What about 3 speaker systems?

The information given here implies that you can only use a low frequency speaker and a high frequency speaker. The truth is that you can add an additional higher frequency speaker by adding another inductor and capacitor, where the inductor now drives the midrange, and the capacitor drives the higher frequency speaker; in a sense, slapping another crossover network behind the first high frequency capacitor stage.

For example, you can have the woofer/midrange crossover at 1000 Hz and then add another crossover for a tweeter at 5200 Hz. This is how most pre-packaged 3 speaker crossovers are made.

Exceptions to the rules

Piezo Tweeters appear as a capacitive load to your audio power amplifier, and their actual load is a function of frequency. They don't need a crossover capacitor (it won't hurt to use one, but its not necessary). Piezo tweeters typically cannot handle more than 50 to 75 watts, so you normally wire them up in series until the needed power rating is achieved. Many people also wire a 20 ohm, 20 watt power resistor in series with the Piezo tweeters to protect them.

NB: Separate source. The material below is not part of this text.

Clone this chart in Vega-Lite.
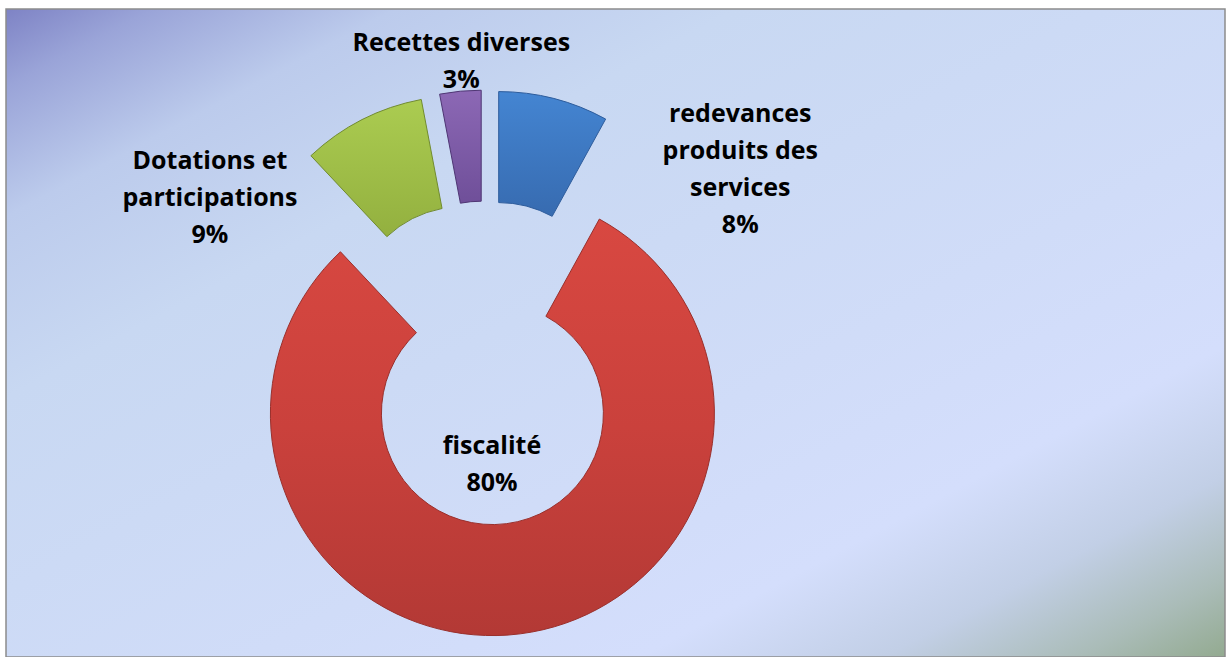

Since a Piezo tweeter can have frequency response up to 50 kHz (well beyond human hearing), they easily add sparkle to things that have high frequency overtones, like cymbals. Many people consider their sound harsh. I like them, but I don't use that many of them in my PA cabinets. Piezos can radiate high frequencies at high power so well, that they can damage your hearing without you noticing it. They are also highly directional - You may need a few to aim in different directions to properly disperse the sound.